WHY HE'S OUT OF WORK. ~ Underpaid City Employe Gave Out an Interview and Was Fired.

April 1, 1908
WHY HE'S OUT OF WORK.

Underpaid City Employe Gave Out an
Interview and Was Fired.

W. H. Applegate, a city employe, gave an interview to a reporter for The Journal last Sunday, in which he truthfully said that the city pays part of its Turkey creek pumping station employes only $1.75 a day. On Monday Applegate was discharged by S. Y. High, superintendent of the water department. It was said that Applegate had asked for three days off and had taken four. No other charges were made against him. Nobody denied that he had told the truth in the interview. Sometimes it's an unwise thing to tell the truth during a campaign. Anyway, Applegate told the truth and was discharged.

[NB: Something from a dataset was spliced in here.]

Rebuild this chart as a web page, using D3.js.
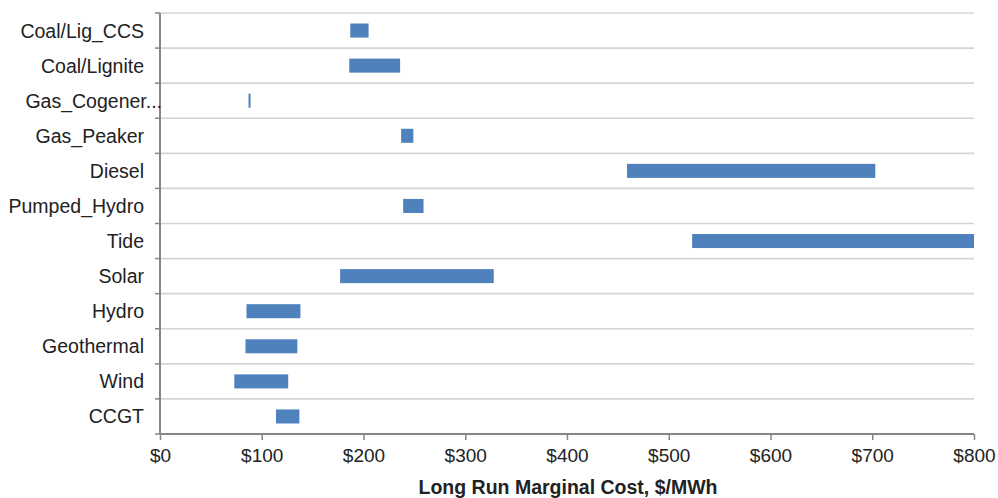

Applegate said yesterday that he had been singled out by certain persons for dismissal because he was working for an increase of wages for the men in the city's employ who are paid only $1.75 a day.

"A number of men in the city's employ were given a raise a short time ago," Mr. Applegate said last night. "I was requested by other men who receive only $1.75 a day to go out and work a few days for R. L. Gregory, candidate for speaker of the upper house. I spent four days at that work last week and when I returned to work I found a note notifying me of my dismissal. I went to see Mr. High and he told me that I was let out because I had stayed away from work one day more than I had asked for."